Woods has already won nine tournaments on the US Tour this year, the first to reach that mark since Sam Snead won 11 in 1950, and at St Andrews this year he became the youngest man ever to win a career grand slam when he won the Open by eight shots.

Prior to that he had won the 2000 US Open by 15 shots, and his first major championship, the US Masters in 1997, was won by 12 shots. Only in the US PGA of 1999, when he was chased to the line by Sergio Garcia before winning by one shot, was the slam in any danger.

He has ruled world golf in the past two years and, as Nike has discovered, such brilliance has its price. There is even scope for extending that contract because Nike, as of now, does not make golf clubs, and so that aspect of the Woods career is not covered by the current agreement. But it is anticipated that they will start, and when they do it will doubtless cost them yet more millions.

The scale of the new contract is bad news for the television companies in America who will shortly have to renegotiate their contract to cover the US Tour. The Tour organisers will be sure to capitalise on the fact that ratings soar whenever Tiger is anywhere near contention and will demand yet another huge increase, so enabling prize funds to go up yet again.

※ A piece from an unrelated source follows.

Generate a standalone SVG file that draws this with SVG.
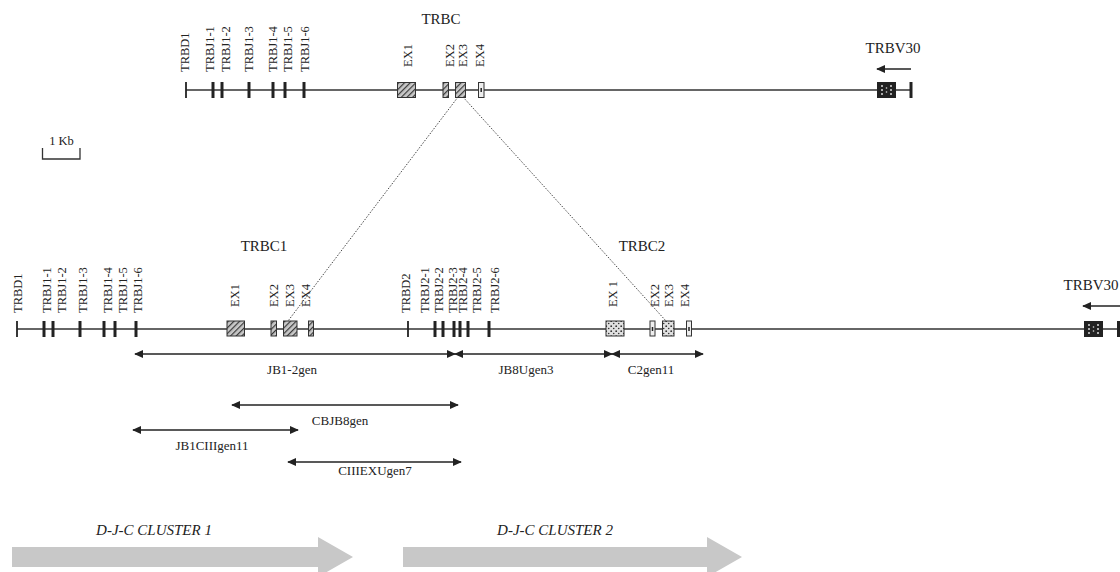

That in turn could be bad news for the European Tour which is already losing many of its best players to America, after the last round of TV talks produced purses of between £3m and £5m sterling for many events in the US.

If that figure were to rise substantially yet again then even players like Lee Westwood, Darren Clarke and Colin Montgomerie might be tempted to play more in the States, diminishing the attraction of European events.